L’expression du don…Juste après cet épisode qui restera pour Karen non seulement un souvenir inoubliable mais le plus beau cadeau que lui fit Denys, les deux amants se retrouvent ensemble, allongés dans le lit conjugal, lui au-dessus d’elle. « Ne bouge pas (Don’t move), dit-il.  Je veux bouger, résiste Karen ». Denys réitère sa demande, silencieusement, dans un intense regard d’amour. Alors Karen, comblée, lâche prise. Comment mieux dire non pas la domination masculine, mais la très douce protection qui est la forme de l’amour exercée par un homme ayant pleinement intégré sa polarité anima, féminine ? Comment mieux révéler non pas la soumission féminine, mais l’abandon entre les bras d’un homme qui est la forme de l’amour vécue par une femme pleinement réconcilié avec sa polarité animus, masculine ? Comment, enfin, mieux exprimer, avec délicatesse et pudeur, la communion d’amour véritable entre l’homme et la femme révélée autant qu’effectuée par l’intimité des corps ?

 

 

 

 

Dernier voyage…Intentionnellement, le parallélisme antinomique proposé par le deuxième paragraphe sur l’amour romantique est demeuré inachevé.
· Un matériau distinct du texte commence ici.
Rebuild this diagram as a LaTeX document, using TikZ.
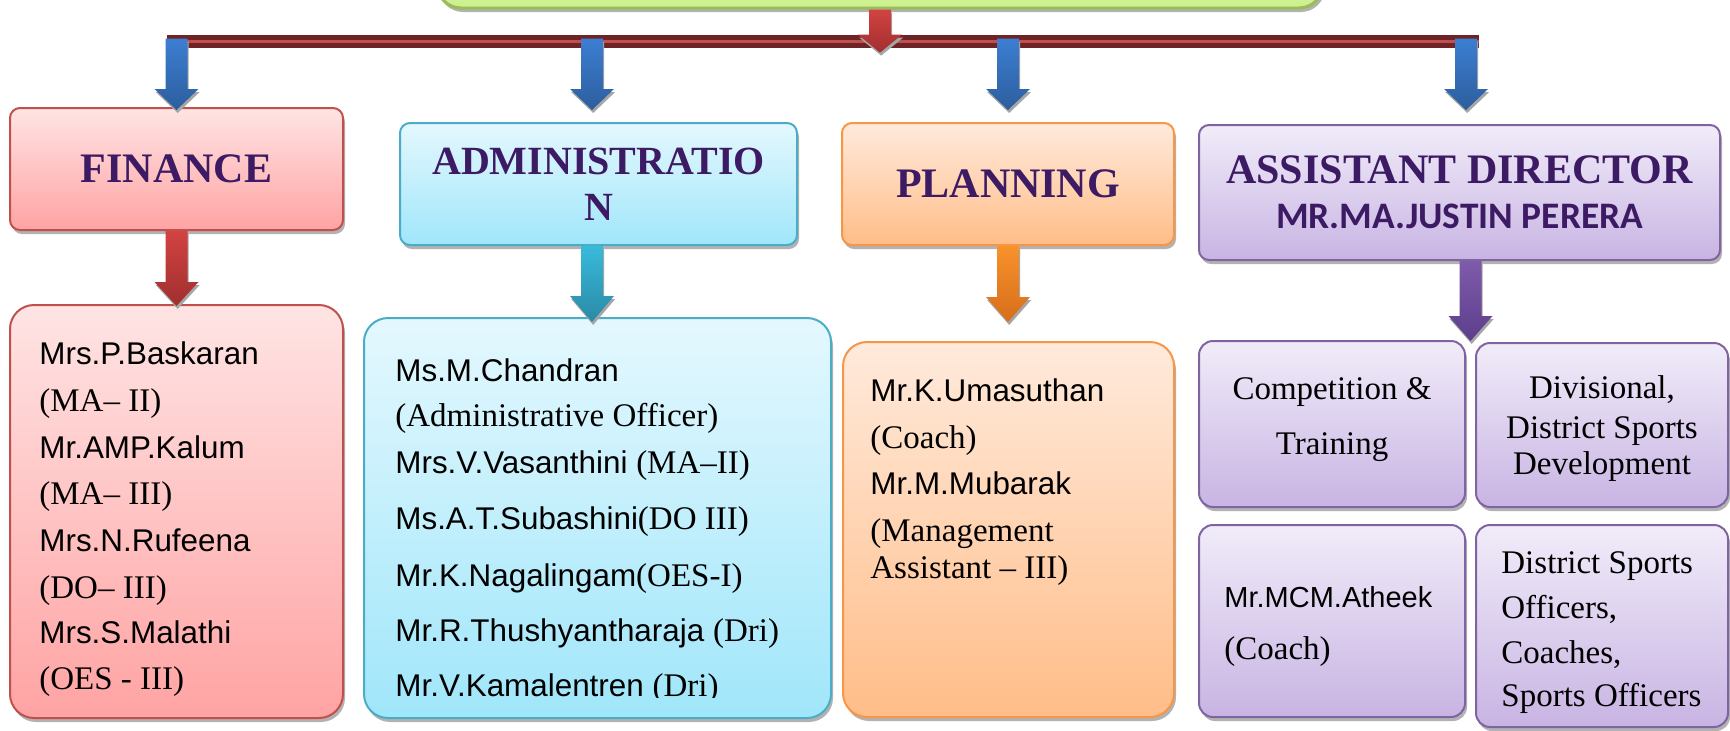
\documentclass[tikz,border=0pt]{standalone}
\usepackage{fontspec}
\setmainfont{Liberation Serif}
\newfontfamily\sansn{Liberation Sans}
\newfontfamily\carl{Carlito}
\usetikzlibrary{calc,shadows}
\definecolor{hdr}{HTML}{3C1A64}
\definecolor{finT}{HTML}{FFE4E4}\definecolor{finB}{HTML}{FFA3A3}\definecolor{finD}{HTML}{C0504D}
\definecolor{admT}{HTML}{E4F8FE}\definecolor{admB}{HTML}{A0E6FA}\definecolor{admD}{HTML}{4BACC6}
\definecolor{plaT}{HTML}{FFEADC}\definecolor{plaB}{HTML}{FFBD88}\definecolor{plaD}{HTML}{F79646}
\definecolor{adT}{HTML}{F1ECF9}\definecolor{adB}{HTML}{C8B4E3}\definecolor{adD}{HTML}{8064A2}
\definecolor{grT}{HTML}{E2F8C0}\definecolor{grB}{HTML}{CCF08E}\definecolor{grD}{HTML}{9BBB59}
\definecolor{barD}{HTML}{6E2426}\definecolor{barL}{HTML}{C0504D}
\definecolor{bluT}{HTML}{3C7ED2}\definecolor{bluB}{HTML}{2C5E9E}
\definecolor{redT}{HTML}{D24341}\definecolor{redB}{HTML}{A02F2F}
\definecolor{tealT}{HTML}{38BADB}\definecolor{tealB}{HTML}{2A8AA6}
\definecolor{oraT}{HTML}{F8922A}\definecolor{oraB}{HTML}{D66E1C}
\definecolor{purT}{HTML}{7E5AAA}\definecolor{purB}{HTML}{5C3F8C}
\newcommand{\sermix}{\rmfamily\fontsize{16.5}{19}\selectfont}
% block arrow: from, to, head length, top colour, bottom colour
\newcommand{\blockarrow}[5]{%
  \fill[black!35] let \p1=(#1), \p2=(#2) in
    (\x1-5.5pt+0.6pt,\y1-1.5pt) -- (\x1+5.5pt+0.6pt,\y1-1.5pt) -- (\x1+5.5pt+0.6pt,\y2+#3-1.5pt)
    -- (\x1+11pt+0.6pt,\y2+#3-1.5pt) -- (\x1+0.6pt,\y2-1.5pt) -- (\x1-11pt+0.6pt,\y2+#3-1.5pt)
    -- (\x1-5.5pt+0.6pt,\y2+#3-1.5pt) -- cycle;
  \shade[top color=#4, bottom color=#5] let \p1=(#1), \p2=(#2) in
    (\x1-5.5pt,\y1) -- (\x1+5.5pt,\y1) -- (\x1+5.5pt,\y2+#3)
    -- (\x1+11pt,\y2+#3) -- (\x1,\y2) -- (\x1-11pt,\y2+#3)
    -- (\x1-5.5pt,\y2+#3) -- cycle;
}
\tikzset{
  box/.style={draw, line width=1pt, rounded corners=5pt, inner sep=0pt,
    drop shadow={shadow xshift=1pt, shadow yshift=-2pt, fill=black!30, opacity=1}},
  finbox/.style={box, draw=finD, top color=finT, bottom color=finB},
  admbox/.style={box, draw=admD, top color=admT, bottom color=admB},
  plabox/.style={box, draw=plaD, top color=plaT, bottom color=plaB},
  adbox/.style={box, draw=adD, top color=adT, bottom color=adB},
  grbox/.style={box, draw=grD, line width=1.5pt, top color=grT, bottom color=grB, rounded corners=12pt},
  listr/.style={rounded corners=12pt},
  subr/.style={rounded corners=7pt},
  hdrtxt/.style={font=\bfseries\fontsize{21}{24}\selectfont, text=hdr},
  nm/.style={anchor=base west, font=\sansn\fontsize{15.7}{18}\selectfont, inner sep=0pt},
  sr/.style={anchor=base west, font=\fontsize{16.5}{19}\selectfont, inner sep=0pt},
  src/.style={anchor=base, font=\fontsize{16.5}{19}\selectfont, inner sep=0pt},
}
\begin{document}
\begin{tikzpicture}[x=0.5pt,y=-0.5pt]
\useasboundingbox (0,0) rectangle (1730,730);
% top box
\node[grbox, minimum width=443pt, minimum height=54pt] (top) at (880,-46) {};
% bar
\node[fill=barD, minimum width=656pt, minimum height=6.5pt, inner sep=0pt] (bar) at (823,41.5) {};
\draw[barL, line width=1.6pt] (bar.west) -- (bar.east);
% level 1 boxes
\node[finbox, hdrtxt, minimum width=166.5pt, minimum height=61pt] (fin) at (176.5,169) {FINANCE};
\node[admbox, hdrtxt, font=\bfseries\fontsize{20}{23}\selectfont, align=center, minimum width=198.5pt, minimum height=61pt] (adm) at (598.5,184) {ADMINISTRATIO\\N};
\node[plabox, hdrtxt, minimum width=166pt, minimum height=61pt] (pla) at (1008,184) {PLANNING};
\node[adbox, hdrtxt, font=\bfseries\fontsize{21}{22.5}\selectfont, align=center, minimum width=260.5pt, minimum height=67.5pt] (ad) at (1459.5,192.5)
  {ASSISTANT DIRECTOR\\{\carl\bfseries\fontsize{18.7}{22}\selectfont MR.MA.JUSTIN PERERA}};
% level 2 boxes
\node[finbox, listr, minimum width=166.5pt, minimum height=206.5pt] (finlist) at (176.5,511.5) {};
\node[admbox, listr, minimum width=233.5pt, minimum height=200pt] (admlist) at (597.5,518) {};
\node[plabox, listr, minimum width=165.5pt, minimum height=187.5pt] (plalist) at (1008.5,529.5) {};
\node[adbox, subr, minimum width=133pt, minimum height=83pt] (comp) at (1332,424) {};
\node[adbox, subr, minimum width=126pt, minimum height=82pt] (div) at (1602,425) {};
\node[adbox, subr, minimum width=133pt, minimum height=96pt] (ath) at (1332,621) {};
\node[adbox, subr, minimum width=126pt, minimum height=101pt] (dso) at (1602,626) {};
% arrows
\coordinate (tipline) at (0,110);
\coordinate (a0s) at (top.south);
\coordinate (a0e) at ($(top.south |- bar.north)+(0,18)$);
\blockarrow{a0s}{a0e}{9pt}{redT}{redB}
\coordinate (b1s) at ($(fin.north |- bar.north)+(0,4)$);
\coordinate (b1e) at (fin.north |- tipline);
\blockarrow{b1s}{b1e}{10.5pt}{bluT}{bluB}
\coordinate (b2s) at ($(adm.north |- bar.north)+(-6.5,4)$);
\coordinate (b2e) at ($(adm.north |- tipline)+(-6.5,0)$);
\blockarrow{b2s}{b2e}{10.5pt}{bluT}{bluB}
\coordinate (b3s) at ($(pla.north |- bar.north)+(0,4)$);
\coordinate (b3e) at (pla.north |- tipline);
\blockarrow{b3s}{b3e}{10.5pt}{bluT}{bluB}
\coordinate (b4s) at ($(ad.north |- bar.north)+(6.5,4)$);
\coordinate (b4e) at ($(ad.north |- tipline)+(6.5,0)$);
\blockarrow{b4s}{b4e}{10.5pt}{bluT}{bluB}
\coordinate (c1s) at (fin.south);
\coordinate (c1e) at ($(finlist.north)+(0,2)$);
\blockarrow{c1s}{c1e}{12pt}{redT}{redB}
\coordinate (c2s) at ($(adm.south)+(-6.5,0)$);
\coordinate (c2e) at ($(admlist.north)+(-5.5,5)$);
\blockarrow{c2s}{c2e}{13pt}{tealT}{tealB}
\coordinate (c3s) at (pla.south);
\coordinate (c3e) at ($(plalist.north)+(0,-19)$);
\blockarrow{c3s}{c3e}{12.5pt}{oraT}{oraB}
\coordinate (c4e) at ($(comp.north east)!0.5!(div.north west)$);
\coordinate (c4s) at (ad.south -| c4e);
\blockarrow{c4s}{c4e}{12.5pt}{purT}{purB}
% finance list
\node[nm] (f1) at (39,364) {Mrs.P.Baskaran};
\node[sr] (f2) at (39,411) {(MA– II)};
\node[nm] (f3) at (39,458) {Mr.AMP.Kalum};
\node[sr] (f4) at (39,504) {(MA– III)};
\node[nm] (f5) at (39,551) {Mrs.N.Rufeena};
\node[sr] (f6) at (39,598) {(DO– III)};
\node[nm] (f7) at (39,643) {Mrs.S.Malathi};
\node[sr] (f8) at (39,689) {(OES - III)};
% administration list
\node[nm] (a1) at (395,381) {Ms.M.Chandran};
\node[sr] (a2) at (395,426) {(Administrative Officer)};
\node[nm] (a3) at (395,473) {Mrs.V.Vasanthini {\sermix(MA–II)}};
\node[nm] (a4) at (395,529) {Ms.A.T.Subashini{\sermix(DO III)}};
\node[nm] (a5) at (395,586) {Mr.K.Nagalingam{\sermix(OES-I)}};
\node[nm] (a6) at (395,641) {Mr.R.Thushyantharaja {\sermix(Dri)}};
\begin{scope}
\clip (364,660) rectangle (831,697);
\node[nm] (a7) at (395,696) {Mr.V.Kamalentren {\sermix(Dri)}};
\end{scope}
% planning list
\node[nm] (p1) at (870,401) {Mr.K.Umasuthan};
\node[sr] (p2) at (870,448) {(Coach)};
\node[nm] (p3) at (870,494) {Mr.M.Mubarak};
\node[sr] (p4) at (870,541) {(Management};
\node[sr] (p5) at (870,578) {Assistant – III)};
% assistant director sub boxes
\node[src] (t1) at (1332,399) {Competition \&};
\node[src] (t2) at (1332,454) {Training};
\node[src] (d1) at (1602,398) {Divisional,};
\node[src] (d2) at (1602,438) {District Sports};
\node[src] (d3) at (1602,474) {Development};
\node[nm, font=\sansn\fontsize{14.5}{17}\selectfont] (h1) at (1224,607) {Mr.MCM.Atheek};
\node[sr] (h2) at (1224,659) {(Coach)};
\node[sr] (s1) at (1501,573) {District Sports};
\node[sr] (s2) at (1501,618) {Officers,};
\node[sr] (s3) at (1501,663) {Coaches,};
\node[sr] (s4) at (1501,706) {Sports Officers};
\end{tikzpicture}
\end{document}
Nous n’avons rien dit du quatrième point, la relation à la mort, constitutif de la conception romantique de l’amour. La mort y apparaît comme la seule manière d’immortaliser l’amour porté à son acmé…Comment Rose de Witt, l’héroïne du Titanic de James Cameron (1997), n’idéaliserait-elle pas son amour pour Jack qui n’a duré que quatre jours et a donc ignoré tout nuage ? Mais comment cette passion aurait-elle pu continuer à doubler la mise à chaque instant s’il avait duré ce que durent les couples ? Toujours dans la perspective romantique, la mort présente un sens encore plus typique, dans la vallée de larmes où nous sommes exilés, tout amour humain déçoit, toute communion d’âme consommée physiquement leurre et déçoit nos attentes. Mais, renversant une dernière fois le schéma romantique, le décès de l’amant présente ici un autre sens, le seul véritablement positif car il va permettre à Karen Blixen d’accomplir sa vocation d’écrivain. Et ce faisant, elle réalise le vœu de celui qui fut l’amour de sa vie.